Could a shrinking population be a good thing?
That sort of case is often made in terms of the benefits of maximising the number of “ideas” – the more people there are, the more Einsteins. That, surely, must be a benefit, we are told. Well, a smattering of additional Mozarts would do no harm, but whether we really want too much brain power working on making AI even cleverer I am not so sure. A different problem is that these stories do not seem to give much weight to the obvious point that we would end up with more bad people too. One Caligula in the whole of human history is quite enough on my scoring, and do these people really want to maximise the number of Lucy Letbies? And what about the evil geniuses inventing ULEZ schemes, and whatever is coming next?
But the key parts of the Miles paper are about something different. They are about the effects of changing population. We are, in effect, constantly fed the dreadful story that we simply must keep the birth rate (or immigration rate) up, so that the future workforce’s taxes will be enough to pay the government debt we are running up. It is an odd sort of very-long-term short-termism. Sure enough, if we pack the country full of immigrants (who are very often hard working, and entrepreneurial) for the next few decades, we can keep the government afloat. But who is to pay the debt that will no doubt be accruing at just as fast a rate, or perhaps a faster one, in those years? We would need a yet higher population, and somewhere down that road the place is going to get a bit too crowded.

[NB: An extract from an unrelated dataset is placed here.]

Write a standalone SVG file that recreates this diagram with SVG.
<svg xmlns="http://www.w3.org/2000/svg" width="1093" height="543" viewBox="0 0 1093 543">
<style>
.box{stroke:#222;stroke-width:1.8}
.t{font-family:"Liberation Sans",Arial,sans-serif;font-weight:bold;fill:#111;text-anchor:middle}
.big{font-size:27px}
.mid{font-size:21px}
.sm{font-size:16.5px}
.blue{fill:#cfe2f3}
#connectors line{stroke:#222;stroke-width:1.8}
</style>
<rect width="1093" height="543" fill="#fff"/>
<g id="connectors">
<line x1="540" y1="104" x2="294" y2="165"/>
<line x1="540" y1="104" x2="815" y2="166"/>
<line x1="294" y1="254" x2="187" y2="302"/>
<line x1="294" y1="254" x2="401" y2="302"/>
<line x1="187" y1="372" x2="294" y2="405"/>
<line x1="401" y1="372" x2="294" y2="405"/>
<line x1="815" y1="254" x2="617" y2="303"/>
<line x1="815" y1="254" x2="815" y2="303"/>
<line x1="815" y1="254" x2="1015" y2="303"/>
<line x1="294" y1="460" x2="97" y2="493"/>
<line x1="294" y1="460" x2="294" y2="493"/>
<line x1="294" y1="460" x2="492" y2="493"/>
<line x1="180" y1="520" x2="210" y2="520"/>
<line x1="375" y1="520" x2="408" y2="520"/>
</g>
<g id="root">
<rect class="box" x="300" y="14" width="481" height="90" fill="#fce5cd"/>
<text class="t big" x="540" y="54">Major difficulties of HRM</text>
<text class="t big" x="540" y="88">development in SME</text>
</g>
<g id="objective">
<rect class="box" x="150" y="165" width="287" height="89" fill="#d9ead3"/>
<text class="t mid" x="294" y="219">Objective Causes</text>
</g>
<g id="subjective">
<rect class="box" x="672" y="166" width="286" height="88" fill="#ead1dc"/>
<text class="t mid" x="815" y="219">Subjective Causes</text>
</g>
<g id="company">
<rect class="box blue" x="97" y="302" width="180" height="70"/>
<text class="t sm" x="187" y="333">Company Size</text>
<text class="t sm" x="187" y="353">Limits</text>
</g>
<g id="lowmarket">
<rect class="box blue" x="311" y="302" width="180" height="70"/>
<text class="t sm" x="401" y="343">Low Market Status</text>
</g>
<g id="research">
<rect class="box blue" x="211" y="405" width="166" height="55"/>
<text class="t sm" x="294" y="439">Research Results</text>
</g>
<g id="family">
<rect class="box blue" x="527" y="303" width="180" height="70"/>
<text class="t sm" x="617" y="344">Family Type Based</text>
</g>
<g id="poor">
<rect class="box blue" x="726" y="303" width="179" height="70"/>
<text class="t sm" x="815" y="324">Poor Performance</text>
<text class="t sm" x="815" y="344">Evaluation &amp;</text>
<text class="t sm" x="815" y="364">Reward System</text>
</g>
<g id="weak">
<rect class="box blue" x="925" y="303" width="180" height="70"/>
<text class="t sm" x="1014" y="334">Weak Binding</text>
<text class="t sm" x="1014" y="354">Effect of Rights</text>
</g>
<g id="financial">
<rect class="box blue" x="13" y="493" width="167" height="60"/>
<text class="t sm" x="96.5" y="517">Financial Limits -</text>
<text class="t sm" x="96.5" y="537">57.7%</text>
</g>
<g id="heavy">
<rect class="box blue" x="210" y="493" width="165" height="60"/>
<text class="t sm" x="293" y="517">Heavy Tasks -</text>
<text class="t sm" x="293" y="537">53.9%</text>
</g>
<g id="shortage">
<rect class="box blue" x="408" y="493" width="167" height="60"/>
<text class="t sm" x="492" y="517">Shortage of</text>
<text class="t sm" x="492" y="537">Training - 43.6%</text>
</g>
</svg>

Miles’ idea is different from that as well, and has an interesting relationship to Alvin Hansen’s idea of ‘secular stagnation’ from the 1930s and 1940s. That was revived a few years ago, in a bastardised form by Larry Summers and others. In the original, Hansen’s view that population growth was going to slow was an essential. It meant that in future there would be fewer workers, and hence less need for capital equipment and the like. That was bad news because it was supposedly the need to replenish and enlarge the capital stock that provided a use for all the saving he expected American households to want to undertake. Without this investment, he thought, household consumption would be too low for all the willing workers to find jobs supplying it. In other words, we needed a growing population so that the future needs of the future workers would keep the current workers employed in making capital equipment for them. But declining population, along with the end of the great investment boom of slightly earlier times – the building of the railways, for example – and then the end of the War, was going to deprive workers of this opportunity, and a perpetual state of unemployment threatened.
Few such prognostications in economics work out really well for their prophets, but Hansen’s came a cropper worse than most. Population growth did not slow; there turned out to be plenty of investment opportunities to replace the railways, and of course American households’ appetite for consumption proved very strong. It was the age of Conspicuous Consumption, not of secular stagnation, that followed.

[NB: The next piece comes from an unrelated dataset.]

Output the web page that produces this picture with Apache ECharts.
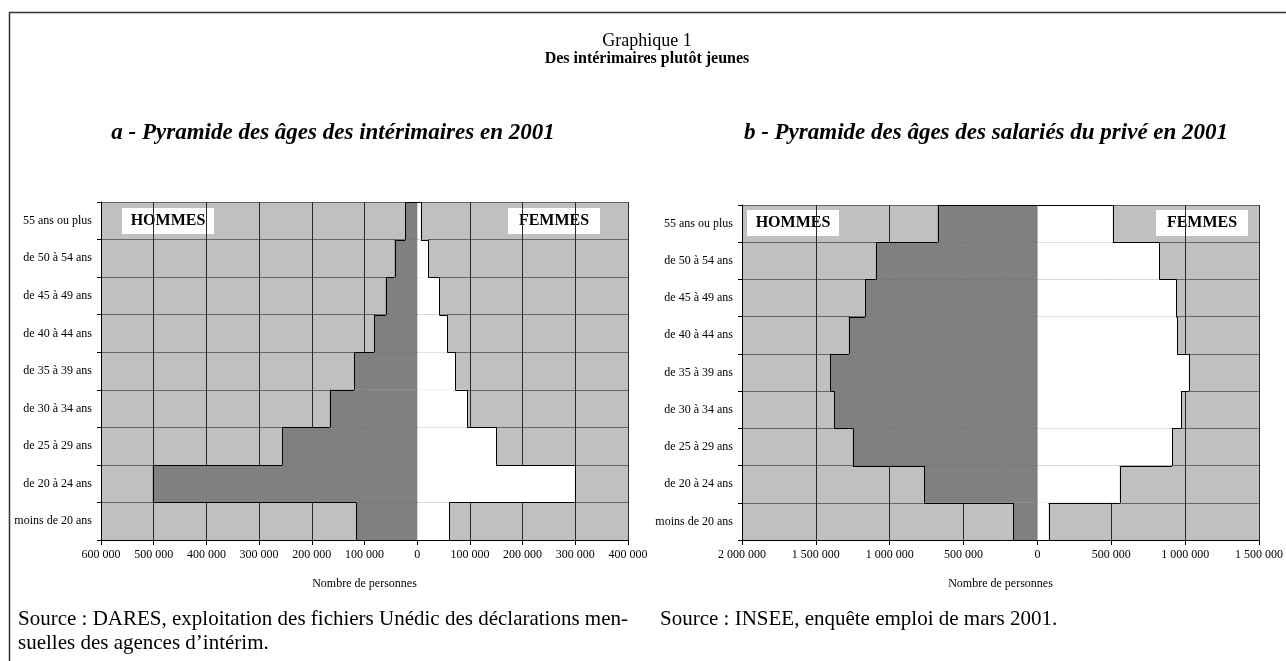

Miles raises no concern about the disappearance of investment opportunities, but otherwise follows much the same line. However, he reaches the opposite conclusion. For him, declining population has the same characteristic of meaning we need to undertake less investment. We can, if you like, maintain the current capital-to-labour ratio whilst reducing the overall stock of capital. That means some of the existing capital can be allowed to depreciate away without being replaced. Consequently, as Miles says, there is scope for extra consumption – and quite a lot of it too. His estimates suggest, depending on the exact assumptions, that we could all be better off by thousands of pounds a year, in terms of consumption, as a result.

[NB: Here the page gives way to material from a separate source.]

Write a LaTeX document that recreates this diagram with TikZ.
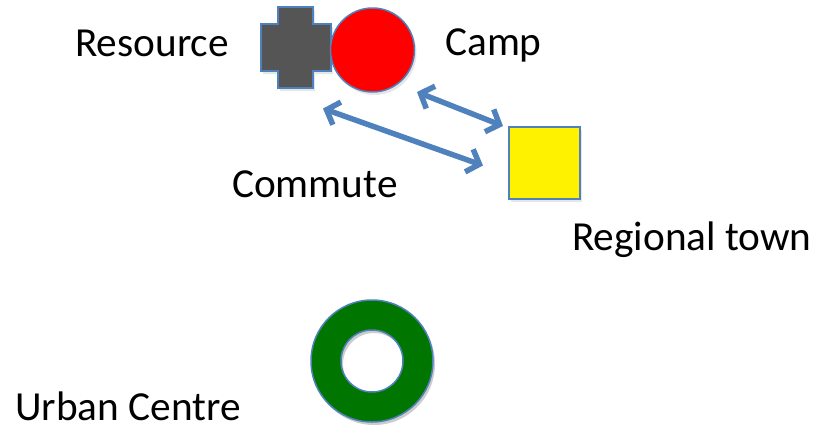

It is an odd thing, one might think, that Hansen and Miles could start from apparently just the same position and end up with opposite conclusions. The difference is not in their understanding of population dynamics or the connections between current investment, the capital stock, employment, and output. Nor is the difference anything to do with the relationship of income, consumption, and investment. Rather, it is in their presumptions about the determination of employment. Hansen was arguing thoroughly in the mode of Keynes, and supposing that one could understand employment only by understanding demand. He looked to the determinants of consumption and investment as fixing employment. Miles, about eighty years, and at least one anti-Keynesian counter-revolution later sees it differently. Employment is determined by labour supply. Those who wish to work at the going wage will find a job. Just what the ‘going wage’ means, is the wage that lets the people who want to work for it find a job. So, Hansen’s concern that there might be ‘not enough jobs’ does not arise. Surely, but for the more severe, yet still temporary, kind of business cycle, Miles is about right. Then, the question of whether we, and the next several generations might be better off if population were to fall is a real one, and Miles’ analysis is one to ponder carefully.
David Miles, “Macroeconomic impacts of changes in life expectancy and fertility”, The Journal of the Economics of Aging, vol 24.